The scene of the brothel bulges out of the canvas. The well-known female nude is portrayed not as a gentle creature of beauty; but as a distorted, angular, monstrous being. Though, due to the women’s lucid and penetrating gaze directly at the viewer, they are also very much human. Picasso looks to the past at ancient art and differing cultures for inspiration; fusing this with radical ideas and innovative implementation. In this one painting, something had shifted; artists could reject beauty as content and they could cast-off conventional notions of style. Consequently, the visual elements of art, its forms, shape/s, texture, colours and the space in between bend purely to the will of the artist. ‘Expression’ is thus uniquely personal like never before, yet this can be recognised and attributed to the artist as their style. The viewer need not understand the piece of art; they can, however, experience it. Picasso is a good example of an artist whose style changed significantly over his long career.

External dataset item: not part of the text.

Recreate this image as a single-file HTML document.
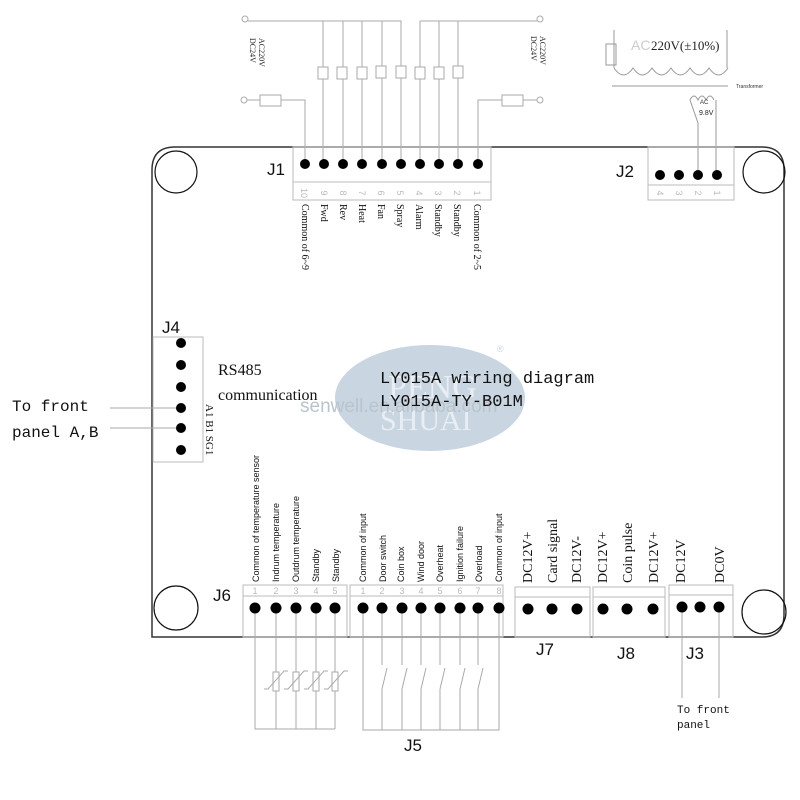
<!DOCTYPE html>
<html><head><meta charset="utf-8"><style>body{margin:0;background:#fff}svg{display:block}</style></head><body>
<svg width="800" height="800" viewBox="0 0 800 800" xmlns="http://www.w3.org/2000/svg" font-family="Liberation Serif, serif">
<ellipse cx="430" cy="398" rx="95" ry="53" fill="#c9d5e1"/>
<text x="388" y="398" font-size="34" fill="#e8eef4">PENG</text>
<text x="380" y="430" font-size="30" fill="#e8eef4">SHUAI</text>
<text x="300" y="412" font-size="19" fill="#b9c4cc" font-family="Liberation Sans,sans-serif">senwell.en.alibaba.com</text>
<text x="497" y="352" font-size="9" fill="#c9d5e1" font-family="Liberation Sans,sans-serif">®</text>

<path d="M152 637 V170 Q152 147 175 147 H762 Q784 147 784 170 V615 Q784 637 762 637 Z" fill="none" stroke="#333" stroke-width="1.5"/>
<g fill="none" stroke="#111" stroke-width="1.2">
<circle cx="176" cy="172" r="21"/><circle cx="764" cy="172" r="21"/>
<circle cx="176" cy="608" r="22"/><circle cx="764" cy="612" r="22"/>
</g>

<g stroke="#aaa" stroke-width="1" fill="#fff">
<circle cx="245" cy="19" r="3"/><circle cx="540" cy="19" r="3"/>
<circle cx="244" cy="100" r="3"/><circle cx="540" cy="100" r="3"/>
<path d="M248 21 H401 V160 M323 21 V160 M343 21 V160 M362 21 V160 M382 21 V160 M420 21 H537 M420 21 V160 M439 21 V160 M458 21 V160" fill="none"/>
<path d="M247 100 H305 V160 M537 100 H478 V160" fill="none"/>
<rect x="260" y="95" width="21" height="11"/><rect x="502" y="95" width="21" height="11"/>
<rect x="318" y="67" width="10" height="12"/><rect x="337" y="67" width="10" height="12"/>
<rect x="357" y="67" width="10" height="12"/><rect x="376" y="66" width="10" height="12"/>
<rect x="396" y="66" width="10" height="12"/><rect x="415" y="67" width="10" height="12"/>
<rect x="434" y="67" width="10" height="12"/><rect x="453" y="66" width="10" height="12"/>
</g>
<g font-size="8" fill="#222">
<text transform="translate(259,38) rotate(90)">AC220V</text>
<text transform="translate(250,38) rotate(90)">DC24V</text>
<text transform="translate(540,36) rotate(90)">AC220V</text>
<text transform="translate(531,36) rotate(90)">DC24V</text>
</g>

<g stroke="#999" fill="none" stroke-width="1">
<path d="M614 30 V68 M727 30 V68"/>
<rect x="606" y="44" width="10" height="21"/>
<path d="M614 68 q9.5 14 19 0 q9.5 14 19 0 q9.5 14 19 0 q9.5 14 19 0 q9.5 14 19 0 q9.5 14 19 0"/>
<path d="M612 86 H728"/>
<path d="M690 100 q4 -8 8 0 q4 -8 8 0 q4 -8 8 0 M690 100 L698 123 V175 M716 100 V175"/>
</g>
<text x="631" y="50" font-size="14" fill="#ccc" font-family="Liberation Sans,sans-serif">AC</text>
<text x="651" y="50" font-size="13" fill="#222">220V(±10%)</text>
<text x="736" y="88" font-size="5" fill="#333" font-family="Liberation Sans,sans-serif">Transformer</text>
<text x="700" y="104" font-size="6" fill="#333" font-family="Liberation Sans,sans-serif">AC</text>
<text x="699" y="115" font-size="7" fill="#222" font-family="Liberation Sans,sans-serif">9.8V</text>

<g fill="none" stroke="#bbb" stroke-width="1">
<rect x="293" y="147" width="198" height="53"/><path d="M293 182 H491"/>
<rect x="648" y="147" width="86" height="53"/><path d="M648 185 H734"/>
<rect x="153" y="337" width="50" height="125"/>
<rect x="243" y="585" width="104" height="52"/><path d="M243 596 H347"/>
<rect x="350" y="585" width="153" height="52"/><path d="M350 596 H503"/>
<rect x="515" y="587" width="75" height="50"/><path d="M515 597 H590"/>
<rect x="593" y="587" width="72" height="50"/><path d="M593 597 H665"/>
<rect x="669" y="585" width="64" height="52"/><path d="M669 595 H733"/>
</g>

<!-- bottom wiring (behind dots) -->
<g stroke="#aaa" fill="none" stroke-width="1">
<path d="M255 608 V729 H335 M276 608 V729 M296 608 V729 M316 608 V729 M335 608 V729"/>
<rect x="273" y="672" width="6" height="19" fill="#fff"/><rect x="293" y="672" width="6" height="19" fill="#fff"/><rect x="313" y="672" width="6" height="19" fill="#fff"/><rect x="332" y="672" width="6" height="19" fill="#fff"/>
<path d="M264 689 h4 l16 -18 h4 M284 689 h4 l16 -18 h4 M304 689 h4 l16 -18 h4 M324 689 h4 l16 -18 h4"/>
<path d="M363 608 V730 H499 V608"/>
<path d="M382 608 V665 M382 689 V730 M382 689 L387 668"/>
<path d="M402 608 V665 M402 689 V730 M402 689 L407 668"/>
<path d="M421 608 V665 M421 689 V730 M421 689 L426 668"/>
<path d="M440 608 V665 M440 689 V730 M440 689 L445 668"/>
<path d="M460 608 V665 M460 689 V730 M460 689 L465 668"/>
<path d="M478 608 V665 M478 689 V730 M478 689 L483 668"/>
<path d="M682 607 V698 M719 607 V698"/>
<path d="M110 408 H181 M110 428 H181"/>
</g>

<g fill="#000">
<circle cx="305" cy="164" r="5"/><circle cx="324" cy="164" r="5"/><circle cx="343" cy="164" r="5"/><circle cx="362" cy="164" r="5"/><circle cx="382" cy="164" r="5"/><circle cx="401" cy="164" r="5"/><circle cx="420" cy="164" r="5"/><circle cx="439" cy="164" r="5"/><circle cx="458" cy="164" r="5"/><circle cx="478" cy="164" r="5"/>
<circle cx="660" cy="175" r="5"/><circle cx="679" cy="175" r="5"/><circle cx="698" cy="175" r="5"/><circle cx="717" cy="175" r="5"/>
<circle cx="181" cy="343" r="5"/><circle cx="181" cy="365" r="5"/><circle cx="181" cy="387" r="5"/><circle cx="181" cy="408" r="5"/><circle cx="181" cy="428" r="5"/><circle cx="181" cy="450" r="5"/>
<circle cx="255" cy="608" r="5.5"/><circle cx="276" cy="608" r="5.5"/><circle cx="296" cy="608" r="5.5"/><circle cx="316" cy="608" r="5.5"/><circle cx="335" cy="608" r="5.5"/>
<circle cx="363" cy="608" r="5.5"/><circle cx="382" cy="608" r="5.5"/><circle cx="402" cy="608" r="5.5"/><circle cx="421" cy="608" r="5.5"/><circle cx="440" cy="608" r="5.5"/><circle cx="460" cy="608" r="5.5"/><circle cx="478" cy="608" r="5.5"/><circle cx="499" cy="608" r="5.5"/>
<circle cx="528" cy="609" r="5.5"/><circle cx="552" cy="609" r="5.5"/><circle cx="577" cy="609" r="5.5"/>
<circle cx="603" cy="609" r="5.5"/><circle cx="627" cy="609" r="5.5"/><circle cx="653" cy="609" r="5.5"/>
<circle cx="682" cy="607" r="5.5"/><circle cx="700" cy="607" r="5.5"/><circle cx="719" cy="607" r="5.5"/>
</g>

<g font-size="9" fill="#bbb" font-family="Liberation Sans,sans-serif" text-anchor="middle">
<text transform="translate(301,193) rotate(90)">10</text><text transform="translate(321,193) rotate(90)">9</text><text transform="translate(340,193) rotate(90)">8</text><text transform="translate(359,193) rotate(90)">7</text><text transform="translate(378,193) rotate(90)">6</text><text transform="translate(397,193) rotate(90)">5</text><text transform="translate(416,193) rotate(90)">4</text><text transform="translate(435,193) rotate(90)">3</text><text transform="translate(454,193) rotate(90)">2</text><text transform="translate(474,193) rotate(90)">1</text>
<text transform="translate(657,193) rotate(90)">4</text><text transform="translate(676,193) rotate(90)">3</text><text transform="translate(695,193) rotate(90)">2</text><text transform="translate(714,193) rotate(90)">1</text>
<text x="255" y="594">1</text><text x="276" y="594">2</text><text x="296" y="594">3</text><text x="316" y="594">4</text><text x="335" y="594">5</text>
<text x="363" y="594">1</text><text x="382" y="594">2</text><text x="402" y="594">3</text><text x="421" y="594">4</text><text x="440" y="594">5</text><text x="460" y="594">6</text><text x="478" y="594">7</text><text x="499" y="594">8</text>
</g>

<g font-size="10" fill="#111">
<text transform="translate(302,204) rotate(90)">Common of 6~9</text>
<text transform="translate(321,204) rotate(90)">Fwd</text>
<text transform="translate(340,204) rotate(90)">Rev</text>
<text transform="translate(359,204) rotate(90)">Heat</text>
<text transform="translate(378,204) rotate(90)">Fan</text>
<text transform="translate(397,204) rotate(90)">Spray</text>
<text transform="translate(416,204) rotate(90)">Alarm</text>
<text transform="translate(435,204) rotate(90)">Standby</text>
<text transform="translate(454,204) rotate(90)">Standby</text>
<text transform="translate(474,204) rotate(90)">Common of 2~5</text>
</g>

<g font-size="9" fill="#111" font-family="Liberation Sans,sans-serif">
<text transform="translate(259,582) rotate(-90)">Common of temperature sensor</text>
<text transform="translate(279,582) rotate(-90)">Indrum temperature</text>
<text transform="translate(299,582) rotate(-90)">Outdrum temperature</text>
<text transform="translate(319,582) rotate(-90)">Standby</text>
<text transform="translate(339,582) rotate(-90)">Standby</text>
<text transform="translate(366,582) rotate(-90)">Common of input</text>
<text transform="translate(386,582) rotate(-90)">Door switch</text>
<text transform="translate(404,582) rotate(-90)">Coin box</text>
<text transform="translate(424,582) rotate(-90)">Wind door</text>
<text transform="translate(443,582) rotate(-90)">Overheat</text>
<text transform="translate(463,582) rotate(-90)">Ignition failure</text>
<text transform="translate(482,582) rotate(-90)">Overload</text>
<text transform="translate(502,582) rotate(-90)">Common of input</text>
</g>
<g font-size="14" fill="#111">
<text transform="translate(532,583) rotate(-90)">DC12V+</text>
<text transform="translate(557,583) rotate(-90)">Card signal</text>
<text transform="translate(581,583) rotate(-90)">DC12V-</text>
<text transform="translate(607,583) rotate(-90)">DC12V+</text>
<text transform="translate(632,583) rotate(-90)">Coin pulse</text>
<text transform="translate(658,583) rotate(-90)">DC12V+</text>
<text transform="translate(685,583) rotate(-90)">DC12V</text>
<text transform="translate(724,583) rotate(-90)">DC0V</text>
</g>

<g font-family="Liberation Mono,monospace" fill="#111">
<text x="677" y="713" font-size="11">To front</text>
<text x="677" y="728" font-size="11">panel</text>
<text x="12" y="411" font-size="16">To front</text>
<text x="12" y="437" font-size="16">panel A,B</text>
<text x="380" y="383" font-size="17">LY015A wiring diagram</text>
<text x="380" y="406" font-size="17">LY015A-TY-B01M</text>
</g>
<g font-size="16" fill="#111">
<text x="218" y="375">RS485</text>
<text x="218" y="400">communication</text>
</g>
<text transform="translate(206,404) rotate(90)" font-size="11" fill="#111">A1 B1 SG1</text>

<g font-family="Liberation Sans,sans-serif" font-size="17" fill="#111">
<text x="267" y="175">J1</text>
<text x="616" y="177">J2</text>
<text x="162" y="333">J4</text>
<text x="213" y="601">J6</text>
<text x="404" y="751">J5</text>
<text x="536" y="655">J7</text>
<text x="617" y="659">J8</text>
<text x="686" y="659">J3</text>
</g>
</svg>
</body></html>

Art movements have differed in proportion and significance over the centuries. The art historian’s ability to distinguish, and consider developments from one shifting movement to another through stylistic and/or formal analysis has shaped western and contemporary practice. Dating pieces and assigning an author is engineered through evaluating and categorising aesthetic changes; devising its identity, for example, The Dutch Golden Age, Neoclassicism, Romanticism, Impressionism, Surrealism and so on. Jas Elsner contended that without W?lfflin ‘we would have no easy or shorthand way of dealing with our material in these fields.’ [10] Social art history has many critical and robust theories, Marxism and Feminist art criticism, for example, however, no artist, movement, period or culture can escape having a style.